Those Who Know is being launched to an enthusiastic fan base and I’m looking forward to seeing people’s response to the developments in it. The book marks a new departure for Harry who throws himself into the world of politics in order to secure his election as coroner in his own right. As he’s visually impaired (he has a form of macular degeneration), having to speak to crowds of people whom he can’t see leaves him feeling very exposed and he tries to escape the demands of canvassing by throwing himself into investigating schoolteacher Nicholas Rowland’s apparently accidental death. Suffice to say, neither the politicking nor the investigation go as well as he might hope, and he ends up with some difficult dilemmas.
Is launching a new book in a series different from launching a stand-alone novel?
Both writing and launching a book that’s part of an established series comes with its own demands. Because people won’t necessarily read the Teifi Valley Coroner novels in chronological order, it’s important that Those Who Know can stand alone and build on what’s come before. Readers who are new to the series need enough information to understand the relationships between the characters and how we’ve got to where we are, but it’s important not to overload readers with too much recapping. And then there’s the issue of spoilers. In the first book, None So Blind, there’s a big ‘reveal’. I’ve referred to it in In Two Minds and Those Who Know but only obliquely so that people who start the series with a later book can go back and read None So Blind without knowing exactly what happens.
What kind of research did you do for this book, and how long did you spend researching before beginning the novel?

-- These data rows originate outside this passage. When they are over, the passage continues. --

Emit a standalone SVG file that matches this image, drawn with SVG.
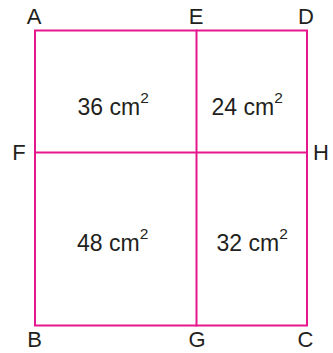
<svg xmlns="http://www.w3.org/2000/svg" width="333" height="353" viewBox="0 0 333 353">
<style>
.ln{stroke:#e6168c;stroke-width:2;fill:none;stroke-linecap:square}
.lb{font-family:"Liberation Sans",Arial,sans-serif;font-size:22px;fill:#231f20;text-anchor:middle}
.ar{font-family:"Liberation Sans",Arial,sans-serif;font-size:23px;fill:#231f20}
.sup{font-size:15.5px}
</style>
<rect width="333" height="353" fill="#ffffff"/>
<g id="connectors">
<rect class="ln" x="35" y="30.5" width="272" height="295"/>
<line class="ln" x1="196.5" y1="30.5" x2="196.5" y2="325.5"/>
<line class="ln" x1="35" y1="152.5" x2="307" y2="152.5"/>
</g>
<g id="A"><text class="lb" x="34" y="24">A</text></g>
<g id="E"><text class="lb" x="196" y="24">E</text></g>
<g id="D"><text class="lb" x="306" y="24">D</text></g>
<g id="F"><text class="lb" x="19" y="160">F</text></g>
<g id="H"><text class="lb" x="321" y="160">H</text></g>
<g id="B"><text class="lb" x="34.5" y="347">B</text></g>
<g id="G"><text class="lb" x="197" y="347">G</text></g>
<g id="C"><text class="lb" x="305.5" y="347">C</text></g>
<g id="r1"><text class="ar" x="77.5" y="114.5">36 cm<tspan class="sup" dy="-11.5">2</tspan></text></g>
<g id="r2"><text class="ar" x="211.5" y="114.5">24 cm<tspan class="sup" dy="-11.5">2</tspan></text></g>
<g id="r3"><text class="ar" x="77" y="250.5">48 cm<tspan class="sup" dy="-11.5">2</tspan></text></g>
<g id="r4"><text class="ar" x="216.5" y="250.5">32 cm<tspan class="sup" dy="-11.5">2</tspan></text></g>
</svg>
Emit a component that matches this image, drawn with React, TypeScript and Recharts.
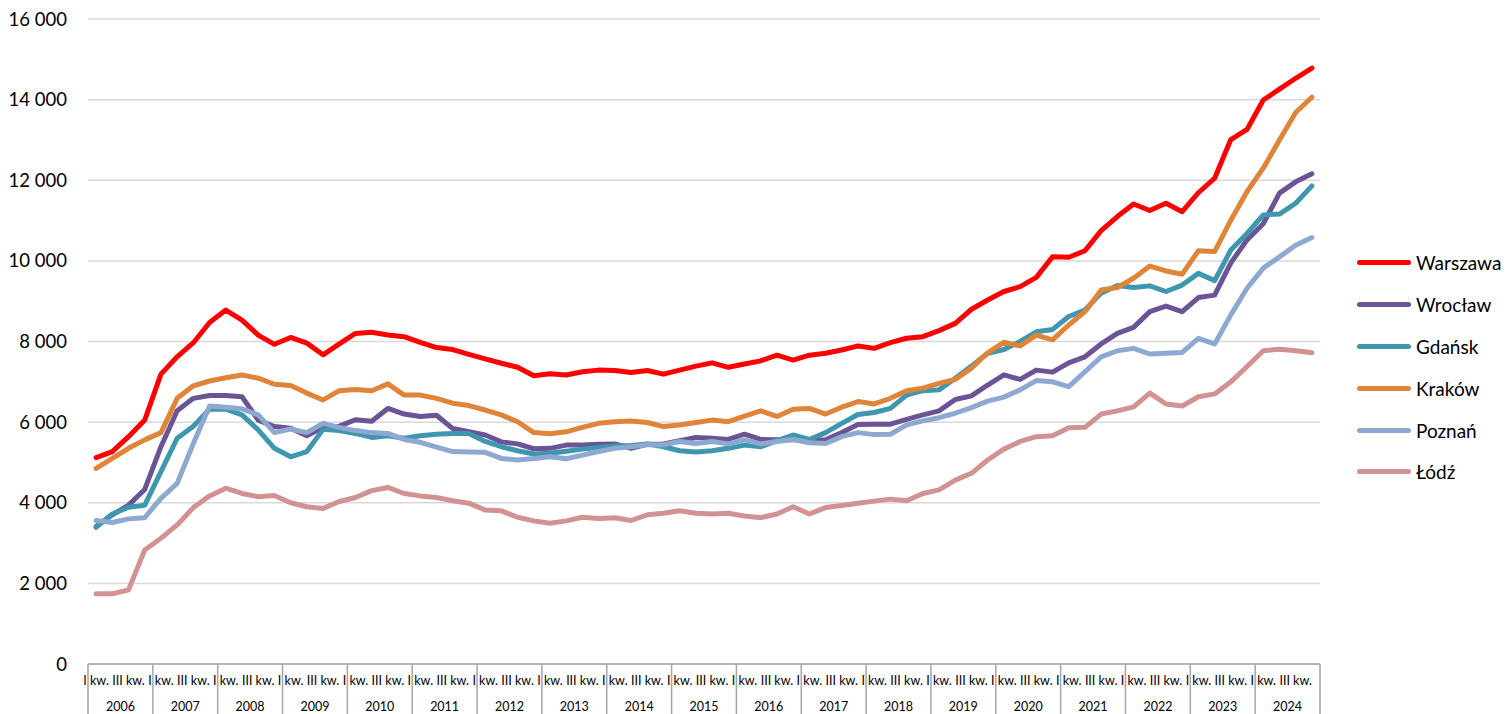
import React from 'react';
import { LineChart, Line, XAxis, YAxis, CartesianGrid } from 'recharts';

// quarterly averages 2006 Q1 - 2024 Q4
const years = [2006, 2007, 2008, 2009, 2010, 2011, 2012, 2013, 2014, 2015, 2016, 2017, 2018, 2019, 2020, 2021, 2022, 2023, 2024];
const quarterLabels = ['I kw.', '', 'III kw.', ''];
const yTicks = [0, 2000, 4000, 6000, 8000, 10000, 12000, 14000, 16000];

const warszawa = [5120, 5270, 5640, 6050, 7190, 7620, 7970, 8470, 8780, 8530, 8160, 7930, 8100, 7960, 7670, 7940, 8200, 8230, 8160, 8120, 7980, 7850, 7800, 7680, 7570, 7460, 7360, 7150, 7200, 7170, 7250, 7290, 7280, 7230, 7280, 7190, 7290, 7390, 7470, 7360, 7440, 7520, 7660, 7540, 7660, 7710, 7790, 7890, 7830, 7970, 8080, 8120, 8270, 8450, 8800, 9030, 9240, 9360, 9590, 10100, 10090, 10250, 10750, 11100, 11410, 11250, 11430, 11220, 11690, 12050, 13010, 13260, 13990, 14260, 14530, 14780];
const wroclaw = [3410, 3700, 3940, 4330, 5390, 6280, 6590, 6660, 6660, 6630, 6050, 5890, 5850, 5660, 5870, 5900, 6060, 6020, 6340, 6200, 6140, 6170, 5840, 5760, 5680, 5510, 5460, 5340, 5350, 5430, 5430, 5450, 5460, 5350, 5450, 5460, 5540, 5620, 5600, 5570, 5700, 5570, 5560, 5570, 5540, 5560, 5740, 5940, 5950, 5950, 6070, 6180, 6280, 6560, 6650, 6920, 7170, 7060, 7290, 7240, 7470, 7620, 7940, 8200, 8350, 8740, 8880, 8740, 9090, 9150, 9950, 10520, 10920, 11680, 11960, 12160];
const gdansk = [3390, 3720, 3890, 3940, 4770, 5600, 5900, 6320, 6320, 6180, 5810, 5350, 5140, 5270, 5820, 5790, 5720, 5620, 5660, 5600, 5660, 5700, 5720, 5720, 5520, 5390, 5290, 5210, 5230, 5280, 5330, 5370, 5410, 5420, 5460, 5390, 5290, 5260, 5290, 5350, 5430, 5390, 5540, 5680, 5570, 5740, 5970, 6190, 6240, 6340, 6670, 6780, 6800, 7090, 7390, 7710, 7800, 8000, 8240, 8300, 8620, 8780, 9200, 9390, 9340, 9380, 9240, 9400, 9690, 9510, 10270, 10680, 11140, 11160, 11430, 11860];
const krakow = [4850, 5100, 5350, 5560, 5740, 6590, 6900, 7020, 7100, 7170, 7090, 6940, 6910, 6720, 6550, 6780, 6810, 6780, 6950, 6670, 6670, 6590, 6470, 6410, 6300, 6180, 6010, 5740, 5710, 5760, 5870, 5970, 6010, 6030, 5990, 5890, 5930, 5990, 6050, 6010, 6150, 6280, 6140, 6320, 6340, 6200, 6370, 6510, 6450, 6590, 6780, 6840, 6960, 7060, 7340, 7720, 7980, 7890, 8160, 8040, 8410, 8740, 9280, 9340, 9570, 9870, 9750, 9670, 10250, 10230, 11010, 11720, 12300, 13000, 13680, 14060];
const poznan = [3560, 3510, 3600, 3630, 4110, 4480, 5470, 6400, 6370, 6330, 6180, 5740, 5830, 5740, 5970, 5870, 5790, 5740, 5720, 5570, 5500, 5380, 5270, 5260, 5250, 5100, 5060, 5100, 5140, 5090, 5180, 5270, 5350, 5390, 5440, 5440, 5520, 5470, 5520, 5460, 5560, 5460, 5520, 5570, 5490, 5470, 5640, 5740, 5690, 5700, 5930, 6030, 6110, 6220, 6360, 6520, 6620, 6800, 7030, 7000, 6880, 7250, 7620, 7770, 7830, 7690, 7710, 7730, 8080, 7940, 8660, 9320, 9820, 10100, 10390, 10580];
const lodz = [1740, 1740, 1840, 2830, 3120, 3450, 3880, 4170, 4360, 4230, 4150, 4180, 4000, 3900, 3860, 4030, 4130, 4300, 4380, 4230, 4170, 4130, 4050, 3990, 3820, 3800, 3640, 3550, 3490, 3550, 3640, 3610, 3630, 3560, 3700, 3740, 3800, 3740, 3720, 3740, 3670, 3630, 3720, 3900, 3720, 3880, 3930, 3990, 4040, 4090, 4050, 4230, 4320, 4560, 4730, 5060, 5330, 5520, 5640, 5660, 5860, 5870, 6200, 6280, 6380, 6720, 6450, 6400, 6630, 6700, 7000, 7380, 7770, 7810, 7770, 7720];

const series = [
  { key: 'warszawa', name: 'Warszawa', color: '#FF0000', values: warszawa },
  { key: 'wroclaw', name: 'Wrocław', color: '#6B5495', values: wroclaw },
  { key: 'gdansk', name: 'Gdańsk', color: '#3E97AE', values: gdansk },
  { key: 'krakow', name: 'Kraków', color: '#DF8439', values: krakow },
  { key: 'poznan', name: 'Poznań', color: '#8EA9D1', values: poznan },
  { key: 'lodz', name: 'Łódź', color: '#D39292', values: lodz },
];

const data = warszawa.map((_, i) => {
  const row: any = { i };
  series.forEach((s) => (row[s.key] = s.values[i]));
  return row;
});

// ticks: year boundaries (x.5 before each year), quarter labels, year label in the middle
const xTicks: number[] = [];
years.forEach((_, k) => {
  xTicks.push(4 * k - 0.5, 4 * k, 4 * k + 1.5, 4 * k + 2);
});
xTicks.push(years.length * 4 - 0.5);

const FONT = 'Lato, "Open Sans", sans-serif';
const AXIS_GRAY = '#a6a6a6';

const fmt = (v: number) => String(v).replace(/\B(?=(\d{3})+(?!\d))/g, ' ');

const XTick = (props: any) => {
  const { x, y, payload } = props;
  const v = payload.value as number;
  const m = ((v % 4) + 4) % 4;
  if (m === 3.5) {
    return <line x1={x} x2={x} y1={y} y2={y + 50} stroke={AXIS_GRAY} strokeWidth={1.5} />;
  }
  if (m === 1.5) {
    const year = years[Math.floor(v / 4)];
    return (
      <text x={x} y={y + 47} textAnchor="middle" fontSize={12.5} fontFamily={FONT} fill="#000">
        {year}
      </text>
    );
  }
  return (
    <text x={x} y={y + 21} textAnchor="middle" fontSize={12.5} fontFamily={FONT} fill="#000">
      {quarterLabels[m]}
    </text>
  );
};

export default function App() {
  return (
    <div style={{ position: 'absolute', left: 0, top: 0, width: 1506, height: 714, background: '#fff' }}>
      <LineChart width={1506} height={714} data={data} margin={{ top: 19, right: 186, bottom: 0, left: 0 }}>
        <CartesianGrid vertical={false} stroke="#d9d9d9" strokeWidth={1.5} />
        <XAxis
          dataKey="i"
          type="number"
          domain={[-0.5, 75.5]}
          ticks={xTicks}
          interval={0}
          tickLine={false}
          tickSize={0}
          tickMargin={0}
          height={50}
          axisLine={{ stroke: AXIS_GRAY, strokeWidth: 1.5 }}
          tick={<XTick />}
        />
        <YAxis
          width={88}
          domain={[0, 16000]}
          ticks={yTicks}
          interval={0}
          axisLine={false}
          tickLine={false}
          tickMargin={15}
          tickFormatter={fmt}
          tick={{ fontSize: 18.5, fontFamily: FONT, fill: '#000' }}
        />
        {series.map((s) => (
          <Line
            key={s.key}
            type="linear"
            dataKey={s.key}
            name={s.name}
            stroke={s.color}
            strokeWidth={5}
            dot={false}
            strokeLinecap="round"
            strokeLinejoin="round"
            isAnimationActive={false}
          />
        ))}
      </LineChart>
      <div style={{ position: 'absolute', left: 1357, top: 242, fontFamily: FONT, fontSize: 19 }}>
        {series.map((s) => (
          <div key={s.key} style={{ display: 'flex', alignItems: 'center', height: 41.8 }}>
            <div style={{ width: 54, height: 5, borderRadius: 3, background: s.color, marginRight: 5 }} />
            <span>{s.name}</span>
          </div>
        ))}
      </div>
    </div>
  );
}
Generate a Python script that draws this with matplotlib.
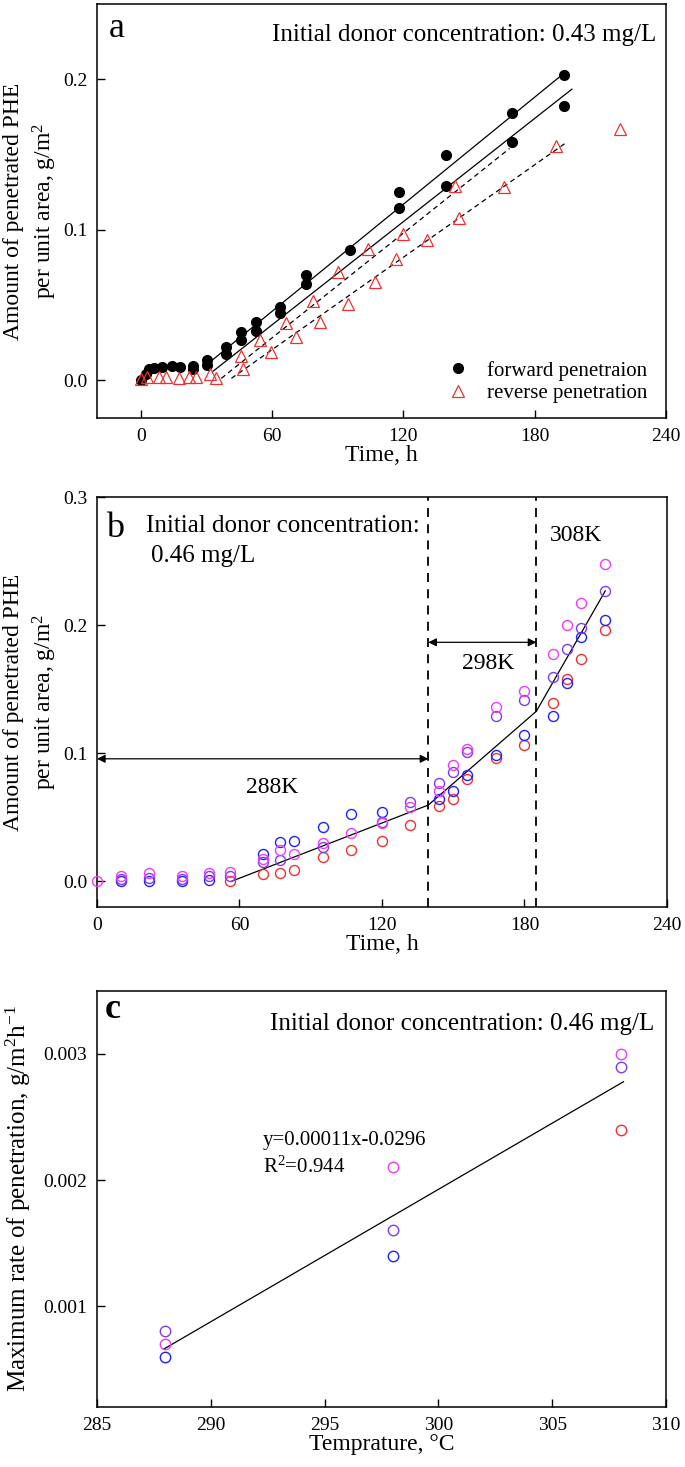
import numpy as np
import matplotlib
matplotlib.use('Agg')
import matplotlib.pyplot as plt

plt.rcParams['font.family'] = ['Liberation Serif', 'DejaVu Serif']
plt.rcParams['mathtext.fontset'] = 'custom'
plt.rcParams['mathtext.rm'] = 'Liberation Serif'
plt.rcParams['mathtext.it'] = 'Liberation Serif:italic'

# ---- panel a data ----
fwd_t = [0, 2.2, 3.9, 6.2, 9.9, 14.2, 18.1, 23.9, 23.9, 30.1, 30.1, 39, 39, 45.8, 45.8,
         52.6, 52.6, 63.8, 63.8, 75.7, 75.7, 95.7, 118, 118, 139.5, 139.5, 169.4, 169.4,
         193.2, 193.2]
fwd_y = [0, 0.0044, 0.0077, 0.008, 0.0088, 0.0093, 0.0088, 0.0095, 0.0077, 0.0132, 0.0099,
         0.022, 0.0176, 0.032, 0.0265, 0.0386, 0.033, 0.0485, 0.045, 0.07, 0.064, 0.0867,
         0.125, 0.1147, 0.150, 0.1294, 0.1775, 0.158, 0.2026, 0.1824]
rev_t = [0, 3, 8.2, 11.6, 17.6, 22.2, 25.3, 31.8, 34.2, 45.8, 46.7, 54.7, 59.5, 66.3, 71.1,
         78.6, 81.7, 90.3, 94.7, 103.9, 106.8, 116.4, 119.7, 130.8, 143.6, 145.5, 166,
         189.7, 219]
rev_y = [0.001, 0.002, 0.002, 0.002, 0.0018, 0.002, 0.002, 0.0044, 0.0018, 0.016, 0.0073,
         0.0265, 0.0187, 0.038, 0.0287, 0.053, 0.039, 0.072, 0.051, 0.087, 0.0655, 0.0805,
         0.097, 0.0933, 0.129, 0.108, 0.1285, 0.1555, 0.167]
# fitted lines (start, end)
fit_fwd1_t, fit_fwd1_y = [30.8, 194.5], [0.0112, 0.2053]
fit_fwd2_t, fit_fwd2_y = [33, 197], [0.006, 0.1934]
fit_rev1_t, fit_rev1_y = [36.8, 168.5], [0.0013, 0.154]
fit_rev2_t, fit_rev2_y = [41.4, 194.2], [0.0013, 0.1577]

# ---- panel b data ----
nan = np.nan
b_t = [0, 10, 22, 36, 47, 56, 70, 77, 83, 95, 107, 120, 132, 144, 150, 156, 168, 180,
       192, 198, 204, 214]
b_blue = [nan, 0.0, 0.0, 0.0, 0.0013, nan, 0.0214, 0.0308, 0.0314, 0.0424, 0.0523, 0.0541,
          nan, 0.064, 0.0706, 0.0829, 0.0986, 0.1145, 0.1294, 0.155, 0.1908, 0.2039]
b_violet = [nan, 0.002, 0.0026, 0.002, 0.0044, 0.0044, 0.0151, 0.017, nan, 0.0272, nan,
            0.046, 0.0622, 0.0771, 0.0855, 0.1007, 0.1294, 0.1417, 0.1595, 0.181, 0.1974,
            0.2267]
b_magenta = [0.0, 0.0044, 0.0065, 0.004, 0.0065, 0.0073, 0.0174, 0.0248, 0.0214, 0.0298,
             0.0379, 0.0457, 0.058, 0.0706, 0.091, 0.1033, 0.136, 0.149, 0.1773, 0.2005,
             0.217, 0.2478]
b_red = [nan, nan, nan, nan, nan, 0.0, 0.0057, 0.0065, 0.0092, 0.0188, 0.0248, 0.0319,
         0.0439, 0.0588, 0.0646, 0.0797, 0.0962, 0.1067, 0.139, 0.158, 0.1739, 0.1966]
b_fit_t = [56.5, 139.5, 185, 214]
b_fit_y = [0.0, 0.0596, 0.1328, 0.2267]
b_bounds = [139.5, 185]

# ---- panel c data ----
c_T = [288, 298, 308]
c_blue = [0.0006, 0.0014, nan]
c_violet = [0.0008, 0.0016, 0.0029]
c_magenta = [0.0007, 0.0021, 0.0030]
c_red = [nan, nan, 0.0024]
c_fit_T = [287.94, 308.13]
c_fit_y = [0.00066, 0.00278]

BLUE = '#2020ff'
VIOLET = '#7d3cf2'
MAGENTA = '#f03cf5'
RED = '#f03030'

fig = plt.figure(figsize=(6.85, 14.67), dpi=100)
ax1 = fig.add_axes([0.1416, 0.7151, 0.8307, 0.2822])
ax2 = fig.add_axes([0.1416, 0.3817, 0.8321, 0.2795])
ax3 = fig.add_axes([0.1416, 0.0409, 0.8307, 0.2836])

for ax in (ax1, ax2, ax3):
    for s in ax.spines.values():
        s.set_linewidth(1.1)
    ax.tick_params(direction='in', length=6, width=1, labelsize=14, pad=7,
                   top=False, right=False)

# panel a
ax1.plot(fit_fwd1_t, fit_fwd1_y, color='black', lw=0.9)
ax1.plot(fit_fwd2_t, fit_fwd2_y, color='black', lw=0.9)
ax1.plot(fit_rev1_t, fit_rev1_y, color='black', lw=0.9, linestyle=(0, (4, 3)))
ax1.plot(fit_rev2_t, fit_rev2_y, color='black', lw=0.9, linestyle=(0, (4, 3)))
ax1.plot(fwd_t, fwd_y, 'o', color='black', ms=7, label='forward penetraion', zorder=3)
ax1.plot(rev_t, rev_y, '^', mfc='none', mec=RED, mew=0.9, ms=9,
         label='reverse penetration', zorder=4)
ax1.set_xlim(-20, 240)
ax1.set_ylim(-0.025, 0.25)
ax1.set_xticks([0, 60, 120, 180, 240])
ax1.set_yticks([0.0, 0.1, 0.2])
ax1.set_yticklabels(['0.0', '0.1', '0.2'])
ax1.set_xlabel('Time, h', fontsize=17, labelpad=0)
ax1.set_ylabel('Amount of penetrated PHE\nper unit area, g/m$^2$', fontsize=17,
               linespacing=1.3)
ax1.yaxis.set_label_coords(-0.067, 0.5)
ax1.text(0.02, 0.92, 'a', transform=ax1.transAxes, fontsize=26, va='baseline')
ax1.text(0.982, 0.911, 'Initial donor concentration: 0.43 mg/L', transform=ax1.transAxes,
         fontsize=18, ha='right', va='baseline')
ax1.legend(loc='lower right', bbox_to_anchor=(0.968, 0.035), frameon=False, fontsize=15,
           handlelength=1.0, handletextpad=0.9, labelspacing=0.15, borderpad=0,
           borderaxespad=0)

# panel b
ax2.plot(b_fit_t, b_fit_y, color='black', lw=0.9, zorder=2)
for vals, col in ((b_red, RED), (b_blue, BLUE), (b_violet, VIOLET), (b_magenta, MAGENTA)):
    ax2.plot(b_t, vals, 'o', mfc='none', mec=col, mew=1.0, ms=7.2, zorder=3, clip_on=False)
for xb in b_bounds:
    ax2.axvline(xb, color='black', lw=1.3, linestyle=(0, (5, 4)))
ax2.annotate('', xy=(0, 0.0957), xytext=(b_bounds[0], 0.0957),
             arrowprops=dict(arrowstyle='<|-|>', color='black', lw=0.9,
                             mutation_scale=12, shrinkA=0, shrinkB=0))
ax2.annotate('', xy=(b_bounds[0], 0.1866), xytext=(b_bounds[1], 0.1866),
             arrowprops=dict(arrowstyle='<|-|>', color='black', lw=0.9,
                             mutation_scale=12, shrinkA=0, shrinkB=0))
ax2.text(73.7, 0.073, '288K', fontsize=17, ha='center', va='center')
ax2.text(164.6, 0.170, '298K', fontsize=17, ha='center', va='center')
ax2.text(201.7, 0.270, '308K', fontsize=17, ha='center', va='center')
ax2.text(0.016, 0.902, 'b', transform=ax2.transAxes, fontsize=26, va='baseline')
ax2.text(0.086, 0.915, 'Initial donor concentration:', transform=ax2.transAxes,
         fontsize=18, ha='left', va='baseline')
ax2.text(0.095, 0.842, '0.46 mg/L', transform=ax2.transAxes,
         fontsize=18, ha='left', va='baseline')
ax2.set_xlim(0, 240)
ax2.set_ylim(-0.02, 0.3)
ax2.set_xticks([0, 60, 120, 180, 240])
ax2.set_yticks([0.0, 0.1, 0.2, 0.3])
ax2.set_yticklabels(['0.0', '0.1', '0.2', '0.3'])
ax2.set_xlabel('Time, h', fontsize=17, labelpad=0)
ax2.set_ylabel('Amount of penetrated PHE\nper unit area, g/m$^2$', fontsize=17,
               linespacing=1.3)
ax2.yaxis.set_label_coords(-0.067, 0.5)

# panel c
ax3.plot(c_fit_T, c_fit_y, color='black', lw=0.9)
for vals, col in ((c_blue, BLUE), (c_violet, VIOLET), (c_magenta, MAGENTA), (c_red, RED)):
    ax3.plot(c_T, vals, 'o', mfc='none', mec=col, mew=1.0, ms=7.5, zorder=3)
ax3.set_xlim(285, 310)
ax3.set_ylim(0.0002, 0.0035)
ax3.set_xticks([285, 290, 295, 300, 305, 310])
ax3.set_yticks([0.001, 0.002, 0.003])
ax3.set_yticklabels(['0.001', '0.002', '0.003'])
ax3.set_xlabel('Temprature, °C', fontsize=17, labelpad=0)
ax3.set_ylabel('Maximum rate of penetration, g/m$^2$h$^{-1}$', fontsize=18)
ax3.yaxis.set_label_coords(-0.112, 0.5)
ax3.text(0.014, 0.935, 'c', transform=ax3.transAxes, fontsize=26, fontweight='bold',
         va='baseline')
ax3.text(0.979, 0.905, 'Initial donor concentration: 0.46 mg/L', transform=ax3.transAxes,
         fontsize=18, ha='right', va='baseline')
ax3.text(292.3, 0.00228, 'y=0.00011x-0.0296', fontsize=15, ha='left', va='baseline')
ax3.text(292.3, 0.00206, 'R$^2$=0.944', fontsize=15, ha='left', va='baseline')

fig.savefig('out.png', dpi=100)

Before I started None So Blind, I had to do an enormous amount of research because I knew next to nothing about Britain in the early years and nothing about mid-nineteenth century west Wales. I had to acquire a working knowledge of the politics of the period and how it differed in England and Wales (my main character, Harry Probert-Lloyd has spent almost ten years away from the Teifi Valley and the reader sees his home through his London-tuned eyes). Not to mention what people wore, ate, gender politics and what people did for fun. (The two last items may not be entirely unrelated…)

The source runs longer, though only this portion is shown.